Now I’d like to append to the MachinePipeliner an algorithm that takes into account register pressure when searching Initiation Interval (II).


Modulo scheduling of software pipelining tends to increase register pressure due to the overlaps of each iteration.
Large register pressure can result in additional register spill/fill, which can cause performance degradation.
Therefore, considering register pressure when scheduling may yield better results.
In fact, there are several scheduling algorithms that attempt to reduce the resister pressure, such as the one in this paper.


The approach in the above paper is based on Iterative Modulo Scheduling algorithm, which differs from current MachinePipeliner’s one (Swing Modulo Scheduling).
So I come up with a simple algorithm to reduce the register pressure.
The idea is to reject an II where the maximum register pressure (corresponds to the term Maxlives in the paper) is so high that register spill/fill may occur.
Calculating the maximum register pressure is not so difficult: simply unroll the scheduled instructions, then checks the live intervals of each register.


In current MachinePipeliner’s implementation, searching II is done in SwingSchedulerDAG::schedulePipeline.
Here is a code fragment of the function and what I’d like to add.

bool scheduleFound = false;
for (unsigned II = MII; II <= MAX_II && !scheduleFound; II++) {
  // Try to schedule with II

  // At this point, the `scheduleFound` is true if there are no problems (i.e. scheduling went well)
  // Our proposal is to insert an additional check that calculates the maximum register pressure of the schedule and rejects the II if the pressure is too high, as shown below
  if (Register pressure is too high) 
    scheduleFound = false

The following is a pseudo code that calculates the maximum register pressure.
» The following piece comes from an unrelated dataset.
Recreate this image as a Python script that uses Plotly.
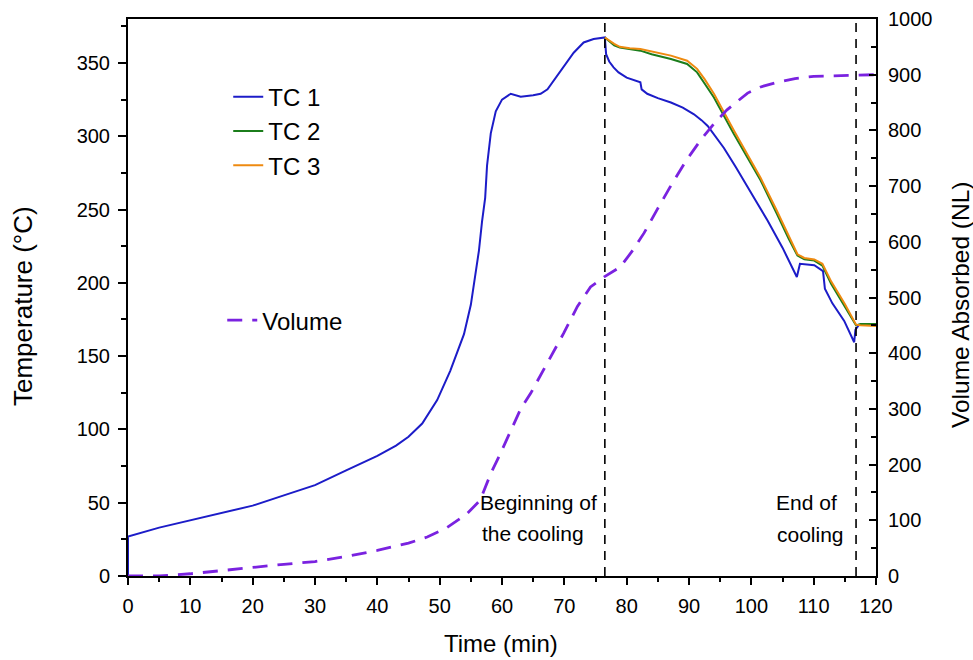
import plotly.graph_objects as go

# --- data ------------------------------------------------------------------
t_tc1 = [0, 0, 5, 10, 15, 20, 25, 30, 35, 40, 43, 45, 47.2, 48.5, 49.6, 51.7,
         53, 53.9, 55, 55.5, 56.3, 56.8, 57.3, 57.6, 58.2, 59, 60, 61.4, 63,
         65, 66.2, 67.3, 68.5, 69.4, 70.5, 71.5, 73.1, 74.7, 76.5, 76.7, 77.2,
         77.9, 78.7, 80, 82.2, 82.4, 83.3, 85, 87.1, 89, 90.8, 92, 93, 95.6,
         97.5, 99.4, 101, 102.6, 105, 107.3, 107.8, 110.1, 111.5, 111.8, 113,
         114.9, 116.5, 116.7, 117.2, 117.9, 120]
tc1 = [0, 27, 33, 38, 43, 48, 55, 62, 72, 82, 89, 95, 104, 113, 120, 140,
       155, 165, 185, 199, 222, 242, 258, 280, 302, 317, 325, 329, 327,
       328, 329, 332, 339, 345, 351, 357, 364, 366.3, 367.4, 356, 351,
       347, 343.6, 340, 336.8, 332, 329, 326, 323, 319.5, 315, 311, 307, 292,
       279, 265, 254, 242.5, 224, 204, 213, 212, 208, 196, 186,
       174, 159.5, 168, 171, 172, 172]

t_tc23 = [76.5, 78, 78.9, 80.5, 82.2, 84, 87.1, 89.7, 91.3, 92.5, 94, 97.2,
          101.5, 104, 106, 107.4, 108.5, 110.1, 111.4, 112.8, 115, 116.8,
          117.5, 120]
tc2 = [367.4, 362, 360.6, 359.5, 358.4, 356, 352.7, 349.3, 343.6, 336, 326.5,
       301.6, 269.8, 248, 230, 218.6, 216, 215.2, 211.8, 199.3, 184, 171,
       172, 172]
tc3 = [367.4, 363, 361, 360, 359.5, 358, 355, 351.5, 346, 339, 329,
       304, 271.5, 250, 232, 219.5, 217, 216, 213, 201, 185.5, 171.5,
       171, 170.5]

t_vol = [0, 5, 10, 15, 20, 25, 30, 35, 40, 45, 48, 50.9, 52.5, 54.4, 56.5,
         57.3, 58.2, 59.5, 60.8, 63, 64.6, 66.7, 69.9, 72.1, 74.2, 76.4, 79,
         81, 82.8, 85, 87, 89.5, 91.9, 94, 96.1, 99.4, 101.5, 103.7, 107,
         110, 115, 120]
volume = [0, 0, 4, 10, 16, 21, 26, 35, 46, 59, 70, 85, 97, 112, 136,
          157, 184, 214, 247, 300, 328, 370, 436, 484, 519, 537, 555,
          585, 616, 660, 699, 745, 783, 812, 837, 867, 878, 885, 893,
          897, 899, 900]

cooling_start = 76.5
cooling_end = 116.8

FONT = "Liberation Sans, Arial, sans-serif"

fig = go.Figure()

fig.add_trace(go.Scatter(x=t_tc1, y=tc1, name="TC 1", mode="lines",
                         line=dict(color="#1c1cc8", width=2)))
fig.add_trace(go.Scatter(x=t_tc23, y=tc2, name="TC 2", mode="lines",
                         line=dict(color="#1b7d1b", width=2)))
fig.add_trace(go.Scatter(x=t_tc23, y=tc3, name="TC 3", mode="lines",
                         line=dict(color="#ee8a10", width=2)))
fig.add_trace(go.Scatter(x=t_vol, y=volume, name="Volume", mode="lines",
                         yaxis="y2", legend="legend2",
                         line=dict(color="#7a22e0", width=2.8, dash="15px,10px")))

for xv in (cooling_start, cooling_end):
    fig.add_vline(x=xv, line=dict(color="black", width=1.6, dash="9px,7px"))

# annotation text next to the cooling markers
notes = [(cooling_start, 50, "Beginning of", -6),
         (cooling_start, 29, "the cooling", -19),
         (cooling_end, 50, "End of", -17),
         (cooling_end, 28, "cooling", -10)]
for xv, yv, txt, shift in notes:
    fig.add_annotation(x=xv, y=yv, xref="x", yref="y", text=txt,
                       showarrow=False, xanchor="right", xshift=shift,
                       font=dict(family=FONT, size=21, color="black"))

# axis titles
titles = [(-0.1404, 0.4847, "Temperature (°C)", -90, 26),
          (1.1123, 0.4865, "Volume Absorbed (NL)", -90, 24.5),
          (0.4987, -0.1203, "Time (min)", 0, 24)]
for xp, yp, txt, ang, sz in titles:
    fig.add_annotation(x=xp, y=yp, xref="paper", yref="paper", text=txt,
                       textangle=ang, showarrow=False,
                       xanchor="center", yanchor="middle",
                       font=dict(family=FONT, size=sz, color="black"))

fig.update_layout(
    width=973, height=660,
    margin=dict(l=128, r=97, t=19, b=84),
    paper_bgcolor="white", plot_bgcolor="white",
    font=dict(family=FONT, size=20, color="black"),
    showlegend=True,
    legend=dict(x=0.134, y=0.90, xanchor="left", yanchor="top",
                bgcolor="rgba(0,0,0,0)", font=dict(size=24),
                tracegroupgap=0),
    legend2=dict(x=0.126, y=0.499, xanchor="left", yanchor="top",
                 bgcolor="rgba(0,0,0,0)", font=dict(size=24)),
    xaxis=dict(range=[0, 120], dtick=10, showgrid=False, zeroline=False,
               showline=True, linecolor="black", linewidth=2, mirror=True,
               ticks="outside", ticklen=7, tickwidth=1.5, tickcolor="black",
               ticklabelstandoff=4, automargin=False,
               minor=dict(dtick=5, ticks="outside", ticklen=4, tickcolor="black")),
    yaxis=dict(range=[0, 380], dtick=50, showgrid=False, zeroline=False,
               showline=True, linecolor="black", linewidth=2,
               ticks="outside", ticklen=8, tickwidth=1.5, tickcolor="black",
               ticklabelstandoff=4, automargin=False,
               minor=dict(dtick=25, ticks="outside", ticklen=5, tickcolor="black")),
    yaxis2=dict(range=[0, 1000], dtick=100, overlaying="y", side="right",
                showgrid=False, zeroline=False, showline=True,
                linecolor="black", linewidth=2, automargin=False,
                ticks="inside", ticklen=7, tickwidth=1.5, tickcolor="black",
                ticklabelstandoff=6,
                minor=dict(dtick=50, ticks="inside", ticklen=5, tickcolor="black")),
)

# drop the default 8px body margin so the figure fills the window exactly
fig.write_html("out.html", config={"displayModeBar": False},
               post_script="document.body.style.margin = '0px';")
function CalcMaxRegPress(ScheduledInstructions)
  N <- Number of Pressure Set
  CurRegPress <- [0, 0, ..., 0]  // N elements array, indexed by Pressure Set ID
  MaxRegPress <- [0, 0, ..., 0]
  Unrolled <- Unrolled ScheduleInstructions for simulating the loop from prolog to kernel

  for Instr in Unrolled
    for Def in AllDefs(Instr)
      Increase CurRegPress corresponds to Def
    end for

    for LastUse in AllLastUses(Instr)
      Decrease CurRegPress corresponds to LastUse
    end for

    for i in 1 to N
      MaxRegPress[i] <- Max(MaxRegPress[i], CurRegPress[i])
    end for
  end for

  return MaxRegPress
end function

Does anyone have any advice or thoughts?


We implemented the above algorithm and found a case where this algorithm is effective.

We used a code of Gauss-Seidel method that is based on this one, experimented on Graviton3 (Neoverse V1). Please see this PR comment for details.

If the pipeliner simply applied, the II will be 11. On the other hand, when our algorithm is also applied, the II becomes 20. This is because this algorithm rejects schedules that may cause a lot of register spills. In fact, when 11 is used for II, many register spill/fill occur, but hardly at all when II is 20. Also, as shown in the table of the PR comment, this change in II makes the code more efficient. The cycles changes from 19.6 to 15.7, meaning an improvement of about 20% (please note that we also apply the MVE algorithm).

I would appreciate any comments or advice.